GIVEN PROBLEM
Exactly retype the lines from the one containing "Output the web" through the one containing "var errors = pfDWErr.concat(pfEtOHErr, pcDWErr, pcEtOHErr);"; both ends count, pictures do not.

##### INPUT ROWS #####

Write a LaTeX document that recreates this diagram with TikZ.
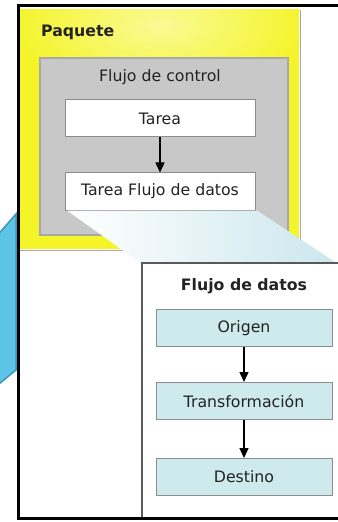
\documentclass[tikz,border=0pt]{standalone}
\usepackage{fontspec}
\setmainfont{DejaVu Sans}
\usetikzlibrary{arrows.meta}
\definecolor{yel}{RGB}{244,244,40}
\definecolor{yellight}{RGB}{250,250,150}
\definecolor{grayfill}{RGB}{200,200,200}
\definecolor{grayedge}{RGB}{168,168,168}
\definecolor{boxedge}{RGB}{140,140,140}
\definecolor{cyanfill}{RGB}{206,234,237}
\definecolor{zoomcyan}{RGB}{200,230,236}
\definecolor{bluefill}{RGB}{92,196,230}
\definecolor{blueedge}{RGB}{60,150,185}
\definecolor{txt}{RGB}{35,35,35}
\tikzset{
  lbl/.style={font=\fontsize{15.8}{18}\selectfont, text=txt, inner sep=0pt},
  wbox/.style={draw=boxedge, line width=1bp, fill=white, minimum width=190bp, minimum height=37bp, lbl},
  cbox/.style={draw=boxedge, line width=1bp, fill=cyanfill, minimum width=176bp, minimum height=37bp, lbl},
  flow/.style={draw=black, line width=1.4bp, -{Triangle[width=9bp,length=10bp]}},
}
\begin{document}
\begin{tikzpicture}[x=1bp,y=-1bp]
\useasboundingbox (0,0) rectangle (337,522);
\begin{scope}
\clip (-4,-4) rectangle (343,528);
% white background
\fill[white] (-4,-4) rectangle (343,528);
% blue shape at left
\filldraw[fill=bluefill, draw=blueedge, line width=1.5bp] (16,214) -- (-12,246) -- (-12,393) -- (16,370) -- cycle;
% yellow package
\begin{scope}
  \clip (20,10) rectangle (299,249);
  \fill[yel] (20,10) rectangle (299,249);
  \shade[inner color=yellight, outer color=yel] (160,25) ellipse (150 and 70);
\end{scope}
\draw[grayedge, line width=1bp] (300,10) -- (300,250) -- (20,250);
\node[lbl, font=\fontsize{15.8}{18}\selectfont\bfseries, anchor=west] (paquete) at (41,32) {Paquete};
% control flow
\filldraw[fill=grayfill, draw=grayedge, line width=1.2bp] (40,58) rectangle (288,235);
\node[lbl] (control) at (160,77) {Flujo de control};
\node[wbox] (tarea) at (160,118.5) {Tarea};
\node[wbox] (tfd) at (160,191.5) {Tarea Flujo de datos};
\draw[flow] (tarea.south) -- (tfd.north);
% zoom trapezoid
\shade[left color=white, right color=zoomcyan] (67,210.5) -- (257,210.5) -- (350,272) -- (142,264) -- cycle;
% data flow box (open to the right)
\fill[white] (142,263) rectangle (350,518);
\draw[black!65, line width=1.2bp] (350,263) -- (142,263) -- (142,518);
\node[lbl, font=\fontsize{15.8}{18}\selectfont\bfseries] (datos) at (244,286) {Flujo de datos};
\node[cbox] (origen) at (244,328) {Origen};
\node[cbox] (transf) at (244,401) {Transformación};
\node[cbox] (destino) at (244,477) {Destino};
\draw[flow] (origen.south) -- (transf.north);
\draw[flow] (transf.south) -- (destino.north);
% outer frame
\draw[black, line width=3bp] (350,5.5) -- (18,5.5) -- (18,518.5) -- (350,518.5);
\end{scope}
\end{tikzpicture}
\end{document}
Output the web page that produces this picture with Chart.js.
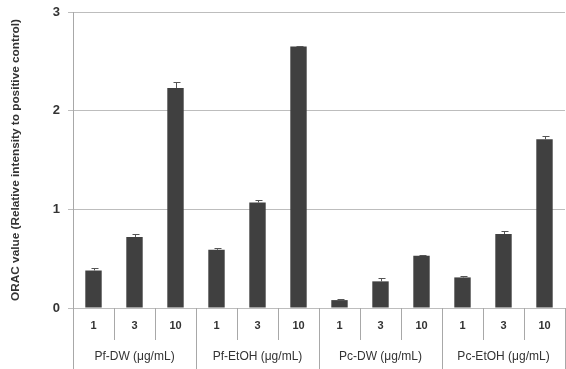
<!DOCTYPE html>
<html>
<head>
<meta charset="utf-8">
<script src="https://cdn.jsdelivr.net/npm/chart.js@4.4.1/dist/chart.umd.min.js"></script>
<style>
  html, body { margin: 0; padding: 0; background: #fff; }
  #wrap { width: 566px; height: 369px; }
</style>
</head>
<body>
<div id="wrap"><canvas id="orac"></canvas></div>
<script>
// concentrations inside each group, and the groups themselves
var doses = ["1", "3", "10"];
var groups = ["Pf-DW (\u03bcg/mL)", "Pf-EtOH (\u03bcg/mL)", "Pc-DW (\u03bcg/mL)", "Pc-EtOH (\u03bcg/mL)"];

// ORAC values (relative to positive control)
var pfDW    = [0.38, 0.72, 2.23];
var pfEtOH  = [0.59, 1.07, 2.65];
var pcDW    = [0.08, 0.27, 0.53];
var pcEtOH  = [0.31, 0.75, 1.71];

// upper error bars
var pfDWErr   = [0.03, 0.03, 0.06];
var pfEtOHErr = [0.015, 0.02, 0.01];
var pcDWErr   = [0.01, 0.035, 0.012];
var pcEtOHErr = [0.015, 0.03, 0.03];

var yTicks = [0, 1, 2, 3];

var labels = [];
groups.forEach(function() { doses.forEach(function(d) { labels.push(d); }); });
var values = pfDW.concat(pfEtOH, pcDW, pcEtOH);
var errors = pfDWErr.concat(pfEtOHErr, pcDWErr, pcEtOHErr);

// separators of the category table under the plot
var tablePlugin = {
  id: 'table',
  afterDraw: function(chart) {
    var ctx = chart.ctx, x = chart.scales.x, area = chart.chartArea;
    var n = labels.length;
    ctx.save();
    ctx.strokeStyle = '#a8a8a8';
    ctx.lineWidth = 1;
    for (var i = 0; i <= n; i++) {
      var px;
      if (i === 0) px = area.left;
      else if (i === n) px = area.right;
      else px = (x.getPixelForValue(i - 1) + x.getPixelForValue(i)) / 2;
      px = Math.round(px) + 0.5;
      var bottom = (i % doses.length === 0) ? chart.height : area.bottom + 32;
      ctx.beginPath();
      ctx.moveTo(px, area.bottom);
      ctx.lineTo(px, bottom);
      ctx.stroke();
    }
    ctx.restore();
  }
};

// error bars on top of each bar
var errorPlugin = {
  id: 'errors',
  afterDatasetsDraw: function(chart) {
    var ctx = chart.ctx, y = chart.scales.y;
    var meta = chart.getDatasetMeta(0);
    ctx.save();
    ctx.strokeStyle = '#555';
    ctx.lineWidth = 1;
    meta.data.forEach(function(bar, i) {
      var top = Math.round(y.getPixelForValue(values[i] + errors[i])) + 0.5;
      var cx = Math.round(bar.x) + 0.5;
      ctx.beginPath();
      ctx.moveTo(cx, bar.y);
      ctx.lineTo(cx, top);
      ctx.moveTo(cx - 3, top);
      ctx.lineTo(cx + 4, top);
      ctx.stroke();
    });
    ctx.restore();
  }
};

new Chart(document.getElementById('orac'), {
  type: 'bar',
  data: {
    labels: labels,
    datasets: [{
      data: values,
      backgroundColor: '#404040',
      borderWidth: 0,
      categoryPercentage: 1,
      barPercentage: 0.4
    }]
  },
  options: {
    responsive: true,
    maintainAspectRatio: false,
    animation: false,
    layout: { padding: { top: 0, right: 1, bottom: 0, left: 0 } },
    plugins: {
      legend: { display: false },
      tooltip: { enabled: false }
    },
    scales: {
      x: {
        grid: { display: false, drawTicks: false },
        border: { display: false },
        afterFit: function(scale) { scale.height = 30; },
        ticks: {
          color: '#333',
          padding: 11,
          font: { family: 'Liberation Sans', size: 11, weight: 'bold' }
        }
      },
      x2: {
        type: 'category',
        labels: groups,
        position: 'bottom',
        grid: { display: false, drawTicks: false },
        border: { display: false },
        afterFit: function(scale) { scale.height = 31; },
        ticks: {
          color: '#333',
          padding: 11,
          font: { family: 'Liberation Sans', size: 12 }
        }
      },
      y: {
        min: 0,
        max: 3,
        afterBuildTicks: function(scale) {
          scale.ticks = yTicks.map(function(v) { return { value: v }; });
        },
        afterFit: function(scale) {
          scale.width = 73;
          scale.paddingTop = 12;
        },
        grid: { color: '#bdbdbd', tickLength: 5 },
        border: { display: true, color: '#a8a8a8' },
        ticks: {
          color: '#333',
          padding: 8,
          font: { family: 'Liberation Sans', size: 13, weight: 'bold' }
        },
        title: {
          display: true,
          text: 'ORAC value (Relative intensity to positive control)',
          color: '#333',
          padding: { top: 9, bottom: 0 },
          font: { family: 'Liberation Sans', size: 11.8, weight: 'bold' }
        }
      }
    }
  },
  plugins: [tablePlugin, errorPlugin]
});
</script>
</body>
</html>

#####

CORRECT RESULT
Output the web page that produces this picture with Chart.js.
<!DOCTYPE html>
<html>
<head>
<meta charset="utf-8">
<script src="https://cdn.jsdelivr.net/npm/chart.js@4.4.1/dist/chart.umd.min.js"></script>
<style>
  html, body { margin: 0; padding: 0; background: #fff; }
  #wrap { width: 566px; height: 369px; }
</style>
</head>
<body>
<div id="wrap"><canvas id="orac"></canvas></div>
<script>
// concentrations inside each group, and the groups themselves
var doses = ["1", "3", "10"];
var groups = ["Pf-DW (\u03bcg/mL)", "Pf-EtOH (\u03bcg/mL)", "Pc-DW (\u03bcg/mL)", "Pc-EtOH (\u03bcg/mL)"];

// ORAC values (relative to positive control)
var pfDW    = [0.38, 0.72, 2.23];
var pfEtOH  = [0.59, 1.07, 2.65];
var pcDW    = [0.08, 0.27, 0.53];
var pcEtOH  = [0.31, 0.75, 1.71];

// upper error bars
var pfDWErr   = [0.03, 0.03, 0.06];
var pfEtOHErr = [0.015, 0.02, 0.01];
var pcDWErr   = [0.01, 0.035, 0.012];
var pcEtOHErr = [0.015, 0.03, 0.03];

var yTicks = [0, 1, 2, 3];

var labels = [];
groups.forEach(function() { doses.forEach(function(d) { labels.push(d); }); });
var values = pfDW.concat(pfEtOH, pcDW, pcEtOH);
var errors = pfDWErr.concat(pfEtOHErr, pcDWErr, pcEtOHErr);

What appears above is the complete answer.